§ SHORT PROBLEM
Both boundary lines count: repeat, exactly and alone, the lines from the one containing "Generate a Python" to the one containing "threshold = 63", with pictures left out.

§ INPUT RECORDS
-- -- --

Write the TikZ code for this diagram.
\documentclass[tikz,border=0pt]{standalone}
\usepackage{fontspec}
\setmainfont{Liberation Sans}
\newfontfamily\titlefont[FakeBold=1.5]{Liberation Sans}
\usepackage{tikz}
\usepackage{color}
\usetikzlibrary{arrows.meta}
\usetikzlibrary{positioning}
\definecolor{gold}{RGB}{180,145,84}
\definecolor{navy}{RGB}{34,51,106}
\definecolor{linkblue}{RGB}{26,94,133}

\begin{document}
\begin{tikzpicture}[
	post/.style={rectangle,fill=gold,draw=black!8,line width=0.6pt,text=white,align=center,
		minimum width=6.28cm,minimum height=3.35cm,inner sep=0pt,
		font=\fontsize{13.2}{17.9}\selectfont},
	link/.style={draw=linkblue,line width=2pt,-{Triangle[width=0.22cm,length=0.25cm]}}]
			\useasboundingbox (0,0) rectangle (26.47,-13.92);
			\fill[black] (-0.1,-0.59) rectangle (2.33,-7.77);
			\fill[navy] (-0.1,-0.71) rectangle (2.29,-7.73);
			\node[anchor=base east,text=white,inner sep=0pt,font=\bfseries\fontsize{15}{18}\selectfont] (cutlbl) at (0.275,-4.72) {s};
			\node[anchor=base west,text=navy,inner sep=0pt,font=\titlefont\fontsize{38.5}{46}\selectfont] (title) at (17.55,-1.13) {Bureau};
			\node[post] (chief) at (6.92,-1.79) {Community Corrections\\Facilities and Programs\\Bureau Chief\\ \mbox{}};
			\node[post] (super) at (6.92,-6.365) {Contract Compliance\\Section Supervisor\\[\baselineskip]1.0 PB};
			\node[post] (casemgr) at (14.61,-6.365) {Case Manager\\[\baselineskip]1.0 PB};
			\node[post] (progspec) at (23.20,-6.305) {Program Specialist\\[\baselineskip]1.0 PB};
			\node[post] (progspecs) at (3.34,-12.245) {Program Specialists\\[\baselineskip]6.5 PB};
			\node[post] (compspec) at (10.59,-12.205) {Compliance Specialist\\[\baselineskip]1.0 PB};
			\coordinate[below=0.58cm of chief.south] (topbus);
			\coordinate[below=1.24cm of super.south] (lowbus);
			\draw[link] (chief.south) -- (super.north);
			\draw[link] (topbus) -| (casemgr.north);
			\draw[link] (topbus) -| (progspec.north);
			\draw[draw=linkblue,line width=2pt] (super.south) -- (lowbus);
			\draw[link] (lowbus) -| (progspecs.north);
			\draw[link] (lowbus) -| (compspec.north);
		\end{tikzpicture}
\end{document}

-- -- --

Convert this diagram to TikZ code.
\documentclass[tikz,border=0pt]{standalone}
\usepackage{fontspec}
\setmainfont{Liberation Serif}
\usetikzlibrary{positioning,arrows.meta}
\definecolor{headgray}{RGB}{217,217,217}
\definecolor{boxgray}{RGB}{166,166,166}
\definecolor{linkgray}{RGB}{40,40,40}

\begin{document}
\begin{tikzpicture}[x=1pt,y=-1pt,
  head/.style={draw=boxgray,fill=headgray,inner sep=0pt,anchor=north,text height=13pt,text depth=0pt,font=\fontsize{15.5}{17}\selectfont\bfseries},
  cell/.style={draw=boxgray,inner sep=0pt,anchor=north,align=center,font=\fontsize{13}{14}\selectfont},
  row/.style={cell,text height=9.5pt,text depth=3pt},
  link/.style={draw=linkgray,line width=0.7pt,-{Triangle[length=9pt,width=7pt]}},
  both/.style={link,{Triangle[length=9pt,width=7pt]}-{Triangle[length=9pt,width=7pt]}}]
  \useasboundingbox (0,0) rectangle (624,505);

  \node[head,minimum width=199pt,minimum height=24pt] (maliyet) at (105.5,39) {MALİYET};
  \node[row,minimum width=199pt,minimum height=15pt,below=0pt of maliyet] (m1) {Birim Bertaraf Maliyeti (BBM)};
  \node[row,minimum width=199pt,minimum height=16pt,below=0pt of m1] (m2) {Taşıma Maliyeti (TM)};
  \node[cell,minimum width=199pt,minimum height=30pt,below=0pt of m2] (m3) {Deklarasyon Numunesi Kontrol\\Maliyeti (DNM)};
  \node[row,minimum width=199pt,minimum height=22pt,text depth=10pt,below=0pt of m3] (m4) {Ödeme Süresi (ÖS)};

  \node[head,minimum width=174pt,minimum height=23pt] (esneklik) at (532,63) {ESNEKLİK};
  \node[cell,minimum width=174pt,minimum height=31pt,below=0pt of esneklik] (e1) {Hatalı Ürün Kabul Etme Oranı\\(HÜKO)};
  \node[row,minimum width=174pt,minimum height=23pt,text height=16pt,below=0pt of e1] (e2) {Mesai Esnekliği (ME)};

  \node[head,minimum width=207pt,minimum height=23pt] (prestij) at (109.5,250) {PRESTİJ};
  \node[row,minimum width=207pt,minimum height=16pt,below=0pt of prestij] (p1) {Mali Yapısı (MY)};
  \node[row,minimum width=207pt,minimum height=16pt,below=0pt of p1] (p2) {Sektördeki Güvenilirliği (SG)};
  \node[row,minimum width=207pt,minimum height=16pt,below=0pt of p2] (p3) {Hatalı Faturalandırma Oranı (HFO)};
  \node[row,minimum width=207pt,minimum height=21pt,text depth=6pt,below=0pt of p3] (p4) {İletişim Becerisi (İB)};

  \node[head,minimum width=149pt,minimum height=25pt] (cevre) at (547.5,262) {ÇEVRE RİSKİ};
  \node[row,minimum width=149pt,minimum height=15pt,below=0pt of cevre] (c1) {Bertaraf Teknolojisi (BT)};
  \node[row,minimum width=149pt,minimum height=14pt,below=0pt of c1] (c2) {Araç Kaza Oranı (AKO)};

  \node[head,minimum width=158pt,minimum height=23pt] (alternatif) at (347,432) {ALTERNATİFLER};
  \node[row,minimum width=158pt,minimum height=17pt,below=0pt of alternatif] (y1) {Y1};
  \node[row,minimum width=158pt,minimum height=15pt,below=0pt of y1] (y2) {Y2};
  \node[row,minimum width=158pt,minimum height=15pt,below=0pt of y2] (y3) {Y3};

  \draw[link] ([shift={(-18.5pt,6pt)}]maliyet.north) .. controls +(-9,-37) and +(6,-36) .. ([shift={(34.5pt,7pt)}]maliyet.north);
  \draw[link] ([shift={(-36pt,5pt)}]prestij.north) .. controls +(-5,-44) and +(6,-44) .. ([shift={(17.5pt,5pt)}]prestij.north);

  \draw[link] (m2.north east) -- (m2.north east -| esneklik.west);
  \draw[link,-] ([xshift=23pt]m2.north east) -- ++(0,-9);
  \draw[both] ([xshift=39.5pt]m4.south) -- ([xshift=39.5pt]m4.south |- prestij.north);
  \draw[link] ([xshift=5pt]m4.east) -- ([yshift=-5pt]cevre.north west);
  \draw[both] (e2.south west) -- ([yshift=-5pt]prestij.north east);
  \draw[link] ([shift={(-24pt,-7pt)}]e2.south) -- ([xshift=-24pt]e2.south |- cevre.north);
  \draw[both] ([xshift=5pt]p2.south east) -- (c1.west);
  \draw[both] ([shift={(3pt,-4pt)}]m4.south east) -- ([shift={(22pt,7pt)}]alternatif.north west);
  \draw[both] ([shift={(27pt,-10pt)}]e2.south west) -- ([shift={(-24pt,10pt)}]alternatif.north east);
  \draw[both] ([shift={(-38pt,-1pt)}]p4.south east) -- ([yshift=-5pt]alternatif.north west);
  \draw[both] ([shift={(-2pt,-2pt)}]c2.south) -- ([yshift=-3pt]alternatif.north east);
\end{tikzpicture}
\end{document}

-- -- --

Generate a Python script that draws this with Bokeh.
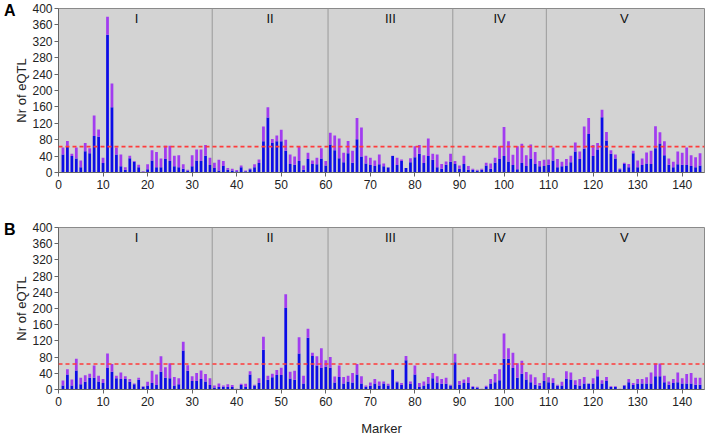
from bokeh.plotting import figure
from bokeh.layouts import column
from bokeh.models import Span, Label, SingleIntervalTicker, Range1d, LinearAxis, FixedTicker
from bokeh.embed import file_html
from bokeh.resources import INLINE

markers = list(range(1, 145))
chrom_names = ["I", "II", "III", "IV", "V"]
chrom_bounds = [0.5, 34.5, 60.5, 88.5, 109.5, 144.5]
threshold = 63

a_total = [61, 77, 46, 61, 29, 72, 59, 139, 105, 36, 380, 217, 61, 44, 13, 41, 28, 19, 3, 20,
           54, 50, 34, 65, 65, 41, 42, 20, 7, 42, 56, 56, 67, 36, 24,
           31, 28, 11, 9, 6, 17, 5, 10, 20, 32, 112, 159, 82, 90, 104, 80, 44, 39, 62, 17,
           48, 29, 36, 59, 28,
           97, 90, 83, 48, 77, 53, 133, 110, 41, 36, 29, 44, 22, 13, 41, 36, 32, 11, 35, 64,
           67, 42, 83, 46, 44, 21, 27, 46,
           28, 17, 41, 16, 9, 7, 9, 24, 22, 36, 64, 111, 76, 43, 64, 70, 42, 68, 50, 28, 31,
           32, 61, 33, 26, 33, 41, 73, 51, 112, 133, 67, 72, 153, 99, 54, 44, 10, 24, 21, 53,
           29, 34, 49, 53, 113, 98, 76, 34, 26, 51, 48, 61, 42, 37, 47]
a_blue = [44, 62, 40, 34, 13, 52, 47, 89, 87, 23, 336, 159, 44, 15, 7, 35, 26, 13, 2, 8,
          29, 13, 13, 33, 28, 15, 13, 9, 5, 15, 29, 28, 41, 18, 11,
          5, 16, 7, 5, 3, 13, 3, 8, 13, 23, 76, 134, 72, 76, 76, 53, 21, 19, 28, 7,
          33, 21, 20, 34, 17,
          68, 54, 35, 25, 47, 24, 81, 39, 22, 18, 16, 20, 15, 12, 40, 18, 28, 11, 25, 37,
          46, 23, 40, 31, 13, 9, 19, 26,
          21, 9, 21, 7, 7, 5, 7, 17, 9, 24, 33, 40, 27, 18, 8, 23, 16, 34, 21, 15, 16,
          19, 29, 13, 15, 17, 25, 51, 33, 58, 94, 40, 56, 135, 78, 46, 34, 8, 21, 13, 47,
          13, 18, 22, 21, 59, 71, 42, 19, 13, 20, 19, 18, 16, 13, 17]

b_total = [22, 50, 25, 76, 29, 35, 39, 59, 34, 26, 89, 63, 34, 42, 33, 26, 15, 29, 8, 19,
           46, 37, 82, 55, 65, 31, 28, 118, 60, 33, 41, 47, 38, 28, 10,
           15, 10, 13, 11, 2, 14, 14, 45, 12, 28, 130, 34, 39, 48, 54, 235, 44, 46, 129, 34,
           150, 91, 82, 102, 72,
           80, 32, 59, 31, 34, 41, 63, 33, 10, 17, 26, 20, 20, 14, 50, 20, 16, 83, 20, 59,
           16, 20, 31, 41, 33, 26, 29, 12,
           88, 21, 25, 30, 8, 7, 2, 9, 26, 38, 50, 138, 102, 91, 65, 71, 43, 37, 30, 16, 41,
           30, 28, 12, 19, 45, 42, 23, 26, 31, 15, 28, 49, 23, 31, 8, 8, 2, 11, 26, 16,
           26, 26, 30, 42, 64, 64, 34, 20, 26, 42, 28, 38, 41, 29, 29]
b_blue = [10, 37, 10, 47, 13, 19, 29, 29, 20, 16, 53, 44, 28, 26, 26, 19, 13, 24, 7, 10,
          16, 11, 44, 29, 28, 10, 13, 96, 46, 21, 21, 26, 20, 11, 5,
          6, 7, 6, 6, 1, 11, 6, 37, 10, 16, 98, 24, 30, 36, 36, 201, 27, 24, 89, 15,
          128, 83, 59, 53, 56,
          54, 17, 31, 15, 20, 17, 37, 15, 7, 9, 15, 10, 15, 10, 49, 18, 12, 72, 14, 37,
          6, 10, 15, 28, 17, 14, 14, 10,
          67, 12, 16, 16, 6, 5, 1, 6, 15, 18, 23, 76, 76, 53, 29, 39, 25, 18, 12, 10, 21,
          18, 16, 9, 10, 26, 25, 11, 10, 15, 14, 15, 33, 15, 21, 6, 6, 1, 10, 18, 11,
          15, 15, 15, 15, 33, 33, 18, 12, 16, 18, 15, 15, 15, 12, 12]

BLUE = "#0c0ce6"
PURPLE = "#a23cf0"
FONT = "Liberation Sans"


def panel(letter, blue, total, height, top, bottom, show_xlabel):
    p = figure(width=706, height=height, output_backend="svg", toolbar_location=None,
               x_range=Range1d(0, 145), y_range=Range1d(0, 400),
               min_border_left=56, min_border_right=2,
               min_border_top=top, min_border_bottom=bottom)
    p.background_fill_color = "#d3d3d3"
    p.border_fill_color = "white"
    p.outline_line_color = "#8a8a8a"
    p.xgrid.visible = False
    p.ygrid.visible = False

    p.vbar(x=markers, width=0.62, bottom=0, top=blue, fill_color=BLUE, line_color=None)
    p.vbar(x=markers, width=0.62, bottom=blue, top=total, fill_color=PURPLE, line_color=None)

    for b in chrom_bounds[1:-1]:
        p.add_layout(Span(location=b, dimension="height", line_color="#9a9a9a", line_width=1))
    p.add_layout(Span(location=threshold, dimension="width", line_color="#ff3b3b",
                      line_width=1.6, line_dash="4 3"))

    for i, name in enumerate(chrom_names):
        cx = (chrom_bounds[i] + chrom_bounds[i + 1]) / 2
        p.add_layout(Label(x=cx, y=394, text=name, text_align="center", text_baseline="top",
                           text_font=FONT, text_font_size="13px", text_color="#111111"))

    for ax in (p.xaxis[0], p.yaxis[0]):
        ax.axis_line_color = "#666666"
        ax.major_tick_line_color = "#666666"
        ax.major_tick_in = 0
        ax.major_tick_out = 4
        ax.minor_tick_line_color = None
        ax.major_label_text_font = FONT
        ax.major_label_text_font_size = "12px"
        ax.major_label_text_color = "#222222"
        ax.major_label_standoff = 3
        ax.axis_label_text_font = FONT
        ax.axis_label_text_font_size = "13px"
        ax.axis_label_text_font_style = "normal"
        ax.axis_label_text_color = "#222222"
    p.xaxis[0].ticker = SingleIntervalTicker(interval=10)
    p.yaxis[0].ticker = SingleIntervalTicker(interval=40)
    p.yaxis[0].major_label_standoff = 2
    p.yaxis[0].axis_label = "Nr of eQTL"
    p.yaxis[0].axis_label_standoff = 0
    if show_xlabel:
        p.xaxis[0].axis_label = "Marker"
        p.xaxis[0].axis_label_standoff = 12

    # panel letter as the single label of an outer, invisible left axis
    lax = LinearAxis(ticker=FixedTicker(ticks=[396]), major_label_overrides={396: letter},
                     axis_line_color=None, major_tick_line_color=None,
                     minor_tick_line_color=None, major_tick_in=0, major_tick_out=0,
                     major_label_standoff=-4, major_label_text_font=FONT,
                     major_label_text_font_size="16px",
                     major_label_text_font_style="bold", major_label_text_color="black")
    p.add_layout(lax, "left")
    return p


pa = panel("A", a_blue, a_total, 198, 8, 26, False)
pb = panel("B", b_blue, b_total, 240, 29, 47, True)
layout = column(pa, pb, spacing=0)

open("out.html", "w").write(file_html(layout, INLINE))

-- -- --

§ FULL RESPONSE
Generate a Python script that draws this with Bokeh.
from bokeh.plotting import figure
from bokeh.layouts import column
from bokeh.models import Span, Label, SingleIntervalTicker, Range1d, LinearAxis, FixedTicker
from bokeh.embed import file_html
from bokeh.resources import INLINE

markers = list(range(1, 145))
chrom_names = ["I", "II", "III", "IV", "V"]
chrom_bounds = [0.5, 34.5, 60.5, 88.5, 109.5, 144.5]
threshold = 63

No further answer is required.